**EXERCISE**
Work through the data below and give the number of lines holding "standalone", nothing more.

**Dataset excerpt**
- - - - - - -
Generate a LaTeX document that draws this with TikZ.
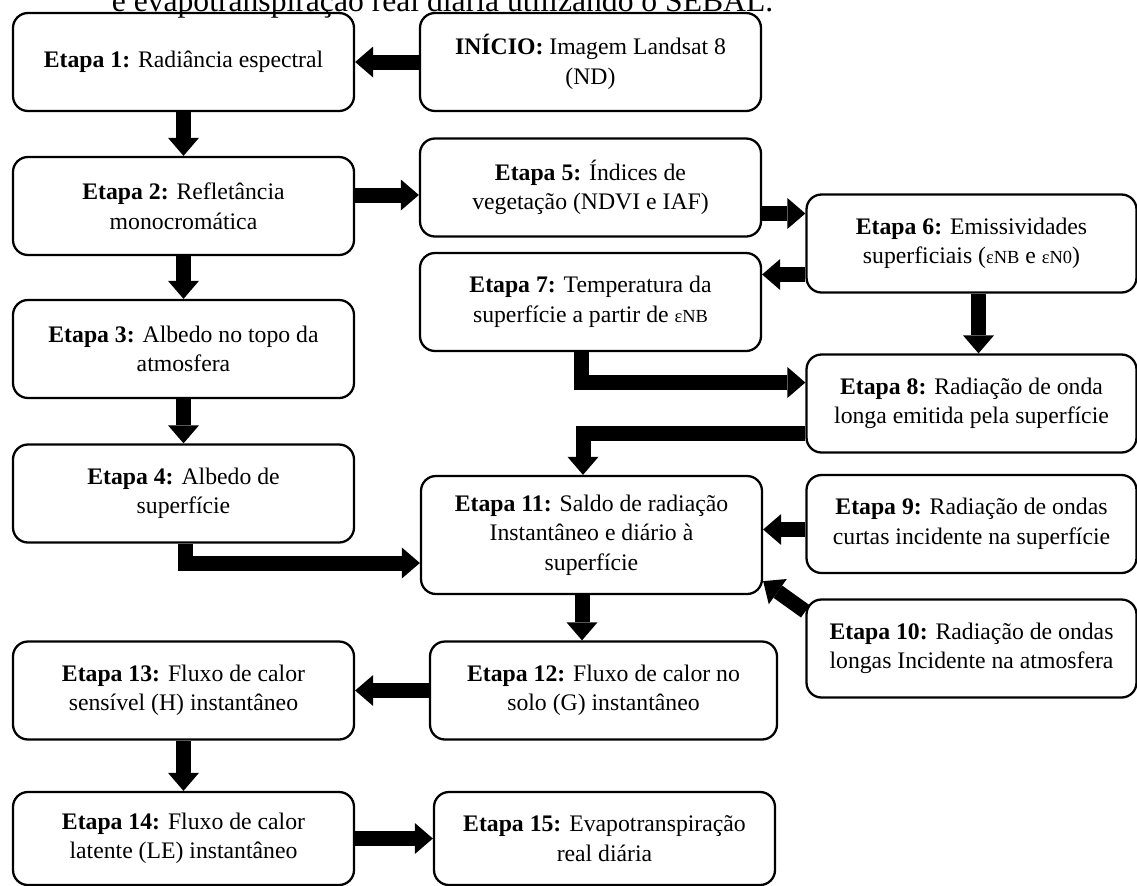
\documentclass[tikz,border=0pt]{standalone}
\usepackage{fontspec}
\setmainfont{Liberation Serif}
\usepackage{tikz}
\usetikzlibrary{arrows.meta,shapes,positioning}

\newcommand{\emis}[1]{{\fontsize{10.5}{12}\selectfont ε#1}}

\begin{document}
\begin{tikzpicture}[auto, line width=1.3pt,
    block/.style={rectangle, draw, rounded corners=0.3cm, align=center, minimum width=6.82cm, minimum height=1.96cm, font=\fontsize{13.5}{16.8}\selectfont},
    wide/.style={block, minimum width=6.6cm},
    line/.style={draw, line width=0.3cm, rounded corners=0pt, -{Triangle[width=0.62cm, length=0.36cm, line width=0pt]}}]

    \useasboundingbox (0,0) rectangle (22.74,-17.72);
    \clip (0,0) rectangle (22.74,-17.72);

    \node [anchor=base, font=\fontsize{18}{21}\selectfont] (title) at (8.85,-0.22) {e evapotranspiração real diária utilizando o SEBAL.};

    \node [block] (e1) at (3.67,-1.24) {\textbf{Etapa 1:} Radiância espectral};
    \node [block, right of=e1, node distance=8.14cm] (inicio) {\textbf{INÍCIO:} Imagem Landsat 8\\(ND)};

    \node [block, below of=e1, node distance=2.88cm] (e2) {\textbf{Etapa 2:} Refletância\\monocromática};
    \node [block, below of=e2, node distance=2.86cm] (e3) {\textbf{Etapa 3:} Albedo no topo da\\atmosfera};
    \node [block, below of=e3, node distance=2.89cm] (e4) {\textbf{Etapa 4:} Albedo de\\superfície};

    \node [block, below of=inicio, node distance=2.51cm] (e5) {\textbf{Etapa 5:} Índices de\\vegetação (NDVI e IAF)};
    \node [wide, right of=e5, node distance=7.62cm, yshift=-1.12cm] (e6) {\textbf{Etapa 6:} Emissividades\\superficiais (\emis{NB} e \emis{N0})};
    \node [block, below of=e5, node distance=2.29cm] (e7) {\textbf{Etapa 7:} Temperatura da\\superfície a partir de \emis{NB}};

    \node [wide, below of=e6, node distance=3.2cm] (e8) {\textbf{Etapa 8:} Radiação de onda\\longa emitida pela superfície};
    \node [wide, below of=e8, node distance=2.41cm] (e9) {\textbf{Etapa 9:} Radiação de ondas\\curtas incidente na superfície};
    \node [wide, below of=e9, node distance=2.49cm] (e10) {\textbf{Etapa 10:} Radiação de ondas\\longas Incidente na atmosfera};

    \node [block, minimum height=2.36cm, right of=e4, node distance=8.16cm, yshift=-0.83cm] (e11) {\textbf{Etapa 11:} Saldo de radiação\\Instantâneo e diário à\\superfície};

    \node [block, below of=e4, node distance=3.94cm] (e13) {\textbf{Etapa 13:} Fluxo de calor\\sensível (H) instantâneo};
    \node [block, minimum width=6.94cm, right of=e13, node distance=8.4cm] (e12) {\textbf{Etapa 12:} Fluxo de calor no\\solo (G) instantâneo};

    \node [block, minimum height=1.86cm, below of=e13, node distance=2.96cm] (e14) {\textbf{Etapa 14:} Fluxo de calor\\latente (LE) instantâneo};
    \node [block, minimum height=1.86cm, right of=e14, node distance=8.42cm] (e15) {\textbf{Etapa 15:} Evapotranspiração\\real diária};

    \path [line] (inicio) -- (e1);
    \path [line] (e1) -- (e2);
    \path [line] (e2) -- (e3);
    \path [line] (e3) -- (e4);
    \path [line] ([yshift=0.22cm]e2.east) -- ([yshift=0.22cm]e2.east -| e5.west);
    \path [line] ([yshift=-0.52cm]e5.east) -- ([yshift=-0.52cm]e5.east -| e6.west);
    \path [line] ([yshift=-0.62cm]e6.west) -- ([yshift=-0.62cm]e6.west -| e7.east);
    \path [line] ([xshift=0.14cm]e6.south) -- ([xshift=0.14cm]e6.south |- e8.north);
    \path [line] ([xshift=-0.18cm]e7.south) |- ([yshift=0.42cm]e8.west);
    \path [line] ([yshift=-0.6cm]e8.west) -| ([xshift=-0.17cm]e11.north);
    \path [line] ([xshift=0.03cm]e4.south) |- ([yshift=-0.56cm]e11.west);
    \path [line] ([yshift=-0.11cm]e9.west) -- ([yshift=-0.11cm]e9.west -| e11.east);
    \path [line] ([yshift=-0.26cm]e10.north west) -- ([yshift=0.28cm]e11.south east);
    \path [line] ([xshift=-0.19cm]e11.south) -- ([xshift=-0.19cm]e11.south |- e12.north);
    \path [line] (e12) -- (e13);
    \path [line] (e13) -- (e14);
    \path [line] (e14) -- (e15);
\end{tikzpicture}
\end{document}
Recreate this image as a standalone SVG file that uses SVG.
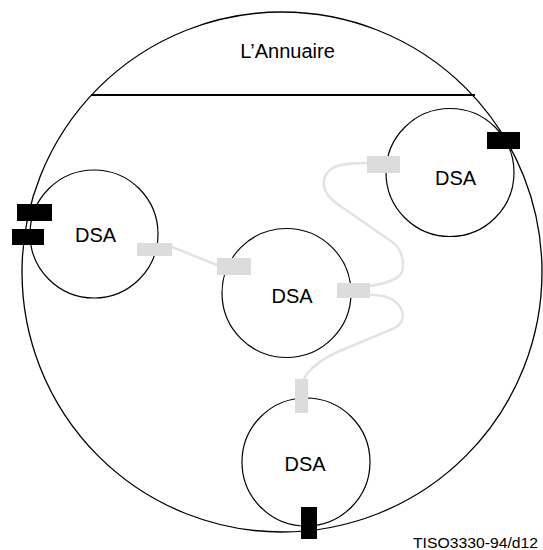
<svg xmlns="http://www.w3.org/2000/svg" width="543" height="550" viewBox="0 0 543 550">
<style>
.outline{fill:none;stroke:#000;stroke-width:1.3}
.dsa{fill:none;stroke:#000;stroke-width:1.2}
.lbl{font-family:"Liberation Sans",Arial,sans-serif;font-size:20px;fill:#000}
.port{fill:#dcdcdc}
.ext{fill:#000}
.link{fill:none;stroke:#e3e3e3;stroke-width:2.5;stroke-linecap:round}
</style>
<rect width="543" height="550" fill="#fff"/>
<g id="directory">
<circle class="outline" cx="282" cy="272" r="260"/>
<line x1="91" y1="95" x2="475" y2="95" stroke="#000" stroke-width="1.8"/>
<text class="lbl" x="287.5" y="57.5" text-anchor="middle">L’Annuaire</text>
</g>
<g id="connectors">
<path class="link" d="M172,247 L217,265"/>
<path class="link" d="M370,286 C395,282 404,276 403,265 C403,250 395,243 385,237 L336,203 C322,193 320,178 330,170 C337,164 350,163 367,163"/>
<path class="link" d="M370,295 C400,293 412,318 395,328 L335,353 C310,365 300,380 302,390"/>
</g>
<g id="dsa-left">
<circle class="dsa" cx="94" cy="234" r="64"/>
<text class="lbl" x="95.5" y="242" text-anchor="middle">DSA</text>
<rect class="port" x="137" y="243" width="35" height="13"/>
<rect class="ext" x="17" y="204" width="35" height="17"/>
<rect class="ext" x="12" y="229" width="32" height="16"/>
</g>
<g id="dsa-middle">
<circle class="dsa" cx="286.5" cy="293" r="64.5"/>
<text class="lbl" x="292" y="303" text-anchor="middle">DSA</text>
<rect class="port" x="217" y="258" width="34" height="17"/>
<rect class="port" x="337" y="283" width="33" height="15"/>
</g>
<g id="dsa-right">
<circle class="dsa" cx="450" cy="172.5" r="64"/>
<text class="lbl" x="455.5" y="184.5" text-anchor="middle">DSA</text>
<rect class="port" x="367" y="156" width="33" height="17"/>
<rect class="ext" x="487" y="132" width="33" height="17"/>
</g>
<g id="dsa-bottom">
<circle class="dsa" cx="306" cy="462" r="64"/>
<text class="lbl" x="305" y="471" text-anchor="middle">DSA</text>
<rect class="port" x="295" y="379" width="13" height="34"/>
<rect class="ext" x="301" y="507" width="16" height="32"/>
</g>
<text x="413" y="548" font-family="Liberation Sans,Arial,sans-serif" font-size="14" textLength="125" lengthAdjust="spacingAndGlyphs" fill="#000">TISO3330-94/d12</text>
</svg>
- - - - - - -
**OUTPUT FOR THIS EXERCISE**
2